The feijoa tree is covered in flowers this year. As we put the Christmas tree (exotic pine) inside the house on Sunday, we looked out and said, ‘There’s a real one!’* It is native to South America and is of the myrtle species, so related to the pōhutukawa aka the Aotearoa/New Zealand Christmas tree (beautiful pictures and the full story on this link).

I have a New Zealand myrtle in the garden. It is covered with fluffy white flowers at Christmas time, which prompted me to post about it last year (Christmas Trees, 8 Dec 2023 – also A White Christmas 14 Dec 2021).
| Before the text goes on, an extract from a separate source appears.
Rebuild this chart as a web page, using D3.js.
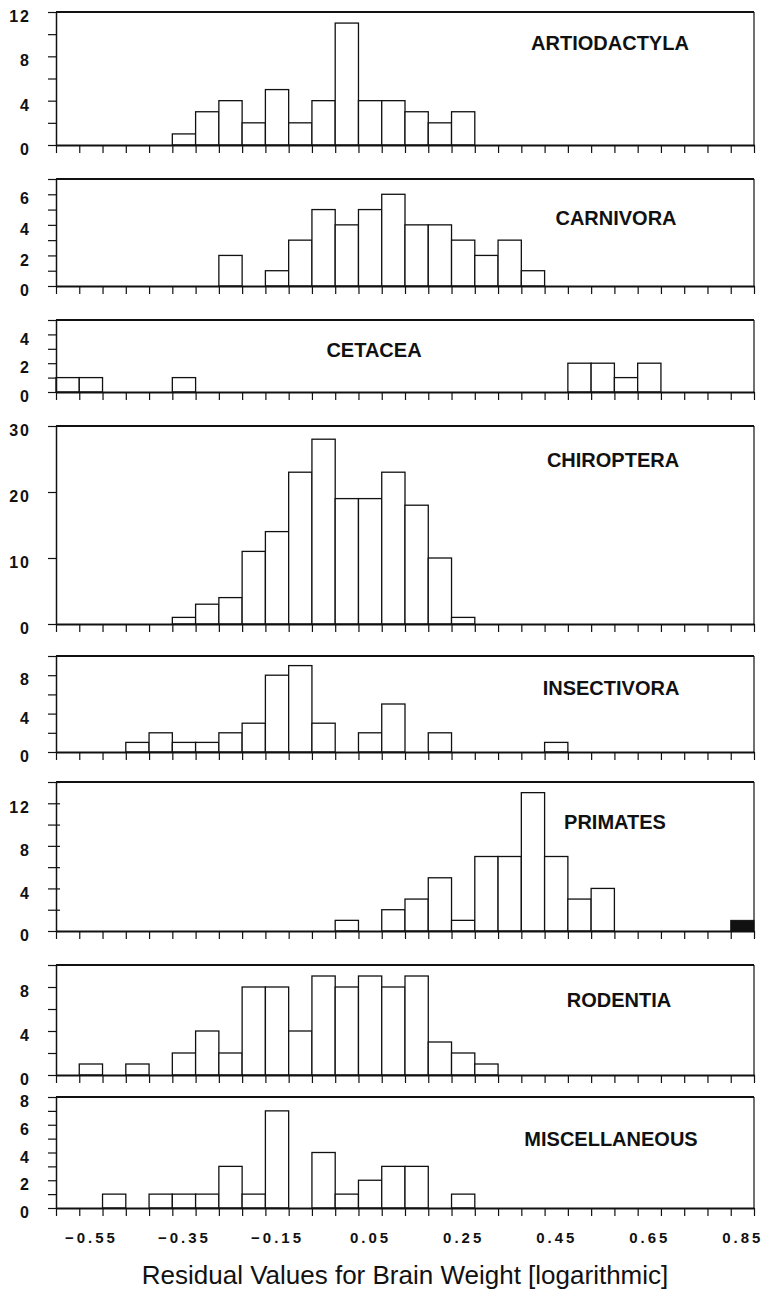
<!DOCTYPE html>
<html>
<head>
<meta charset="utf-8">
<script src="https://cdn.jsdelivr.net/npm/d3@7"></script>
<style>
  body { margin: 0; background: #fff; }
  svg { display: block; }
  text { font-family: "Liberation Sans", Arial, sans-serif; fill: #111; }
</style>
</head>
<body>
<div id="chart"></div>
<script>
// bin centres of the residuals (bins are 0.05 wide)
var binCenters = [-0.60, -0.55, -0.50, -0.45, -0.40, -0.35, -0.30, -0.25, -0.20, -0.15,
                  -0.10, -0.05, 0.00, 0.05, 0.10, 0.15, 0.20, 0.25, 0.30, 0.35,
                  0.40, 0.45, 0.50, 0.55, 0.60, 0.65, 0.70, 0.75, 0.80, 0.85];
var xTickLabels = [-0.55, -0.35, -0.15, 0.05, 0.25, 0.45, 0.65, 0.85];
var xTitle = "Residual Values for Brain Weight [logarithmic]";

// counts per bin, one array per order
var artiodactyla = [0,0,0,0,0,1,3,4,2,5,2,4,11,4,4,3,2,3,0,0,0,0,0,0,0,0,0,0,0,0];
var carnivora    = [0,0,0,0,0,0,0,2,0,1,3,5,4,5,6,4,4,3,2,3,1,0,0,0,0,0,0,0,0,0];
var cetacea      = [1,1,0,0,0,1,0,0,0,0,0,0,0,0,0,0,0,0,0,0,0,0,2,2,1,2,0,0,0,0];
var chiroptera   = [0,0,0,0,0,1,3,4,11,14,23,28,19,19,23,18,10,1,0,0,0,0,0,0,0,0,0,0,0,0];
var insectivora  = [0,0,0,1,2,1,1,2,3,8,9,3,0,2,5,0,2,0,0,0,0,1,0,0,0,0,0,0,0,0];
var primates     = [0,0,0,0,0,0,0,0,0,0,0,0,1,0,2,3,5,1,7,7,13,7,3,4,0,0,0,0,0,0];
var primatesDark = [0,0,0,0,0,0,0,0,0,0,0,0,0,0,0,0,0,0,0,0,0,0,0,0,0,0,0,0,0,1];
var rodentia     = [0,1,0,1,0,2,4,2,8,8,4,9,8,9,8,9,3,2,1,0,0,0,0,0,0,0,0,0,0,0];
var misc         = [0,0,1,0,1,1,1,3,1,7,0,4,1,2,3,3,0,1,0,0,0,0,0,0,0,0,0,0,0,0];

var W = 769, H = 1292;
var left = 56, right = 754;

var panels = [
  {name: "ARTIODACTYLA",  counts: artiodactyla, top: 12,  bottom: 145,  ymax: 12, step: 2,  lstep: 4,  lx: 610, ly: 43},
  {name: "CARNIVORA",     counts: carnivora,    top: 179, bottom: 286,  ymax: 7,  step: 1,  lstep: 2,  lx: 616, ly: 218},
  {name: "CETACEA",       counts: cetacea,      top: 320, bottom: 392,  ymax: 5,  step: 1,  lstep: 2,  lx: 374, ly: 350},
  {name: "CHIROPTERA",    counts: chiroptera,   top: 426, bottom: 624,  ymax: 30, step: 10, lstep: 10, lx: 613, ly: 460},
  {name: "INSECTIVORA",   counts: insectivora,  top: 656, bottom: 752,  ymax: 10, step: 2,  lstep: 4,  lx: 611, ly: 688},
  {name: "PRIMATES",      counts: primates,     top: 782, bottom: 931,  ymax: 14, step: 2,  lstep: 4,  lx: 615, ly: 822, dark: primatesDark, cross: true},
  {name: "RODENTIA",      counts: rodentia,     top: 965, bottom: 1075, ymax: 10, step: 2,  lstep: 4,  lx: 619, ly: 1000},
  {name: "MISCELLANEOUS", counts: misc,         top: 1097, bottom: 1208, ymax: 8, step: 1,  lstep: 2,  lx: 611, ly: 1139}
];

var svg = d3.select("#chart").append("svg")
  .attr("width", W)
  .attr("height", H);

svg.append("rect").attr("width", W).attr("height", H).attr("fill", "#fff");

var half = 0.025;
var x = d3.scaleLinear()
  .domain([binCenters[0] - half, binCenters[binCenters.length - 1] + half])
  .range([left, right]);

// bin edges for the x ticks
var edges = binCenters.map(function(c) { return c - half; }).concat([binCenters[binCenters.length - 1] + half]);

panels.forEach(function(p, pi) {
  var y = d3.scaleLinear().domain([0, p.ymax]).range([p.bottom, p.top]);
  var g = svg.append("g");

  // top and right border
  g.append("line").attr("x1", left).attr("x2", right).attr("y1", p.top).attr("y2", p.top)
    .attr("stroke", "#111").attr("stroke-width", 2);
  g.append("line").attr("x1", right).attr("x2", right).attr("y1", p.top).attr("y2", p.bottom)
    .attr("stroke", "#111").attr("stroke-width", 1.2);

  // bars
  g.selectAll("rect.bar")
    .data(binCenters.map(function(c, i) { return {c: c, v: p.counts[i]}; }).filter(function(d) { return d.v > 0; }))
    .enter().append("rect")
    .attr("class", "bar")
    .attr("x", function(d) { return x(d.c - half); })
    .attr("width", function(d) { return x(d.c + half) - x(d.c - half); })
    .attr("y", function(d) { return y(d.v); })
    .attr("height", function(d) { return y(0) - y(d.v); })
    .attr("fill", "#fff")
    .attr("stroke", "#111")
    .attr("stroke-width", 1.3);

  if (p.dark) {
    g.selectAll("rect.dark")
      .data(binCenters.map(function(c, i) { return {c: c, v: p.dark[i]}; }).filter(function(d) { return d.v > 0; }))
      .enter().append("rect")
      .attr("class", "dark")
      .attr("x", function(d) { return x(d.c - half); })
      .attr("width", function(d) { return x(d.c + half) - x(d.c - half); })
      .attr("y", function(d) { return y(d.v); })
      .attr("height", function(d) { return y(0) - y(d.v); })
      .attr("fill", "#111")
      .attr("stroke", "#111");
  }

  // y axis
  var yTicks = d3.range(0, p.ymax + p.step / 2, p.step);
  var yAxis = d3.axisLeft(y)
    .tickValues(yTicks)
    .tickSizeInner(p.cross ? -3 : 0)
    .tickSize(8)
    .tickSizeOuter(0)
    .tickPadding(17)
    .tickFormat(function(d) { return d % p.lstep === 0 ? d : ""; });
  var ya = g.append("g").attr("transform", "translate(" + left + ",0)").call(yAxis);
  ya.select(".domain").attr("stroke", "#111").attr("stroke-width", 1.5);
  ya.selectAll(".tick line").attr("stroke", "#111").attr("stroke-width", 1.2);
  if (p.cross) ya.selectAll(".tick line").attr("x2", 4).attr("x1", -8);
  ya.selectAll(".tick text")
    .attr("dy", "0.6em")
    .style("font-family", "'Liberation Sans', Arial, sans-serif")
    .style("font-size", "16px")
    .style("font-weight", "bold")
    .style("letter-spacing", "2px")
    .attr("fill", "#111");

  // x axis (bin edges)
  var xAxis = d3.axisBottom(x)
    .tickValues(edges)
    .tickSize(8)
    .tickSizeOuter(0)
    .tickFormat("");
  var xa = g.append("g").attr("transform", "translate(0," + p.bottom + ")").call(xAxis);
  xa.select(".domain").attr("stroke", "#111").attr("stroke-width", 2);
  xa.selectAll(".tick line").attr("stroke", "#111").attr("stroke-width", 1.2);

  // order name
  g.append("text")
    .attr("x", p.lx)
    .attr("y", p.ly + 7)
    .attr("text-anchor", "middle")
    .style("font-size", "20px")
    .style("font-weight", "bold")
    .text(p.name);

  // x labels only under the last panel
  if (pi === panels.length - 1) {
    var labAxis = d3.axisBottom(x)
      .tickValues(xTickLabels)
      .tickSize(0)
      .tickPadding(24)
      .tickFormat(d3.format(".2f"));
    var la = g.append("g").attr("transform", "translate(0," + p.bottom + ")").call(labAxis);
    la.select(".domain").remove();
    la.selectAll(".tick text")
      .style("font-family", "'Liberation Sans', Arial, sans-serif")
      .style("font-size", "15px")
      .style("font-weight", "bold")
      .style("letter-spacing", "3px")
      .attr("fill", "#111");
  }
});

svg.append("text")
  .attr("x", 405)
  .attr("y", 1284)
  .attr("text-anchor", "middle")
  .style("font-size", "26px")
  .text(xTitle);
</script>
</body>
</html>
The Southern rata, another myrtle, was in flower when I was in the Botanic Gardens the Sunday before last.

Feijoas are very popular in New Zealand, and Kate Evans has written a book about them.

Here’s a close up of the pretty flowers which make the feijoa a self-decorating Xmas tree.

Myrtle rust is a problem for myrtles, so let’s hope it doesn’t become the grinch for future Christmases.

*My sister and brother-in-law, who gave us the inside Christmas tree also gave us the feijoa tree.

Altruistic artichoke

The broad beans have finished and new plants are in the garden. I’m using the four stage rotation system and planted a tomato plant and a green zucchini where the beans were, and dwarf beans where the silver beet was. Beyond them, you can see how much the runner beans have grown since I posted about the bean frame recently (Old school tools, 9 Nov). The artichoke (on the left in the photo) takes up a lot of room in the garden but it is sculptural and interesting, even if I have found the artichokes pretty much inedible (Artichoke, anyone? 29 Dec 2020) or, at least, not worth the effort.

Artichokes are forming on the plants now and give the impression of bobble-headed stick figures throwing their arms upward as they ‘dance’ in the breeze. I’ve posted about their antics before (Wind-ravaged 21 Dec, 2021).

Having this anthropomorphic view in my subconscious, I was interested to see the artichoke had leaned across with one of its leaves as if to shade the zucchini plant from the sun. When the sun moved off that part of the garden, the leaf lifted up again.